Trade plan (actionable)
I recommend a trimmed long trade: enter at $390.00, place a hard stop at $355.00, and target $460.00 with a time horizon of long term (180 trading days). Rationale: $390 is slightly below current price and gives room for a small pullback entry. The $355 stop respects a clear break in the structural set-up - it would correspond to a material change in sentiment from the buy case (worse-than-forecast Cloud results or reacceleration of ad weakness). The $460 target implies roughly a 17% upside from entry and aligns with a multiple expansion to roughly 35x trailing EPS ($13.22 * 35 = ~$462), which is reasonable if Cloud and AI monetize faster than current expectations.
Hold length: long term (180 trading days). This horizon allows quarters to print, gives time for Cloud / TPU monetization signals, and captures multiple expansion if execution continues. If the stock hits the target earlier, overweight traders may take profits; conservative traders should scale out in tranches.
Risks and counterarguments
No trade is without risk. Below are the principal reasons this trade could fail, followed by a counterargument to my own thesis.
- Valuation is demanding - At ~30x trailing earnings and price-to-free-cash-flow near 74x, the stock already embeds substantial execution. A single quarterly miss on Cloud growth or ad trends could compress multiples quickly.
- Capex burden and margin pressure - Heavy investment into data centers, TPUs, and AI infrastructure can temporarily depress free cash flow and margins. Several pieces noted that capex plans are large and could constrain near-term FCF despite strong revenue growth.
- Macro ad sensitivity - The core advertising business remains sensitive to advertiser budgets.
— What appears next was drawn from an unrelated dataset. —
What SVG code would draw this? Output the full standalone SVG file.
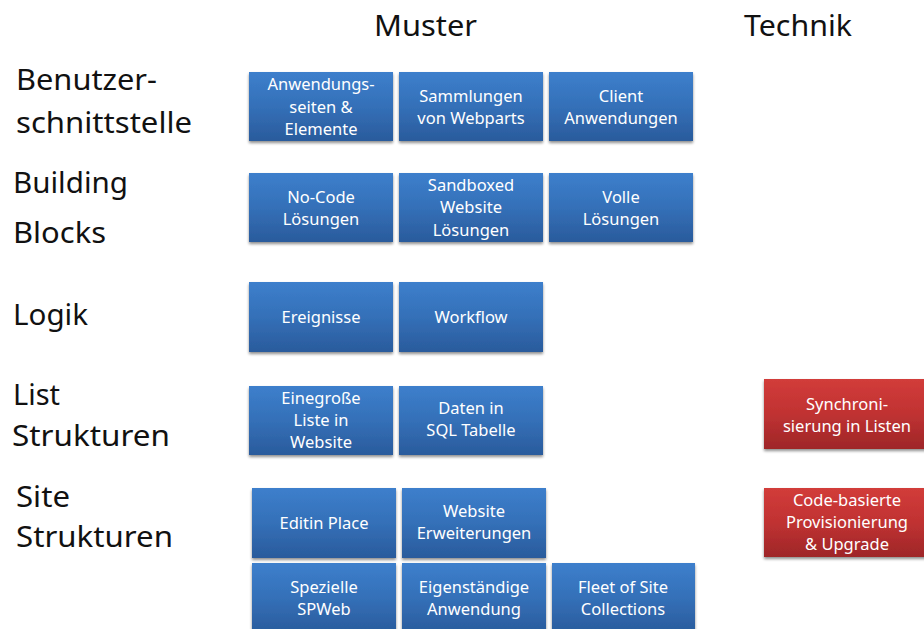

A renewed macro slowdown could reduce ad spend and revenue growth versus expectations, undermining the multiple.
- Execution risk on TPU commercialization - Selling TPUs or related services externally is new; partnering and pricing dynamics might take longer to become material revenue, and competition from hyperscalers or chip specialists could compress pricing.
- Regulatory and antitrust risk - As a dominant platform, Alphabet faces ongoing regulatory scrutiny globally that could limit certain monetization levers or impose fines/costs.
Counterargument
One credible counterargument: the market is already pricing in the best-case Cloud/AI scenario. If Cloud growth decelerates toward high-single digits or if monetization of AI tools lags (longer sales cycles, lower-than-expected ARPU uplift), the stock could see multiple compression even without a material revenue decline. That would argue for patience rather than adding here.
What would change my mind
I will increase conviction and move to a larger position if we see sequential quarters where Google Cloud posts sustained 20%+ growth with expanding margins and TPU-related revenues begin to appear in the top line. Conversely, if Cloud growth slips materially (guidance misses two consecutive quarters) or capital spending outpaces free cash flow to a degree that compresses margins meaningfully, I would reduce exposure and reassess the target. Hitting the stop at $355 would also trigger a rethink.
Conclusion
Alphabet’s backlog and AI/TPU advantages have undercut the weakest bear cases and create a path for upside. But the stock trades at a premium that requires performance to justify it. My practical move: a trimmed buy - get exposure at $390 with a $355 stop and a $460 target, held for up to 180 trading days while watching Cloud execution, TPU commercialization, and capital spending trends. This balances conviction in the opportunity with respect for valuation risk.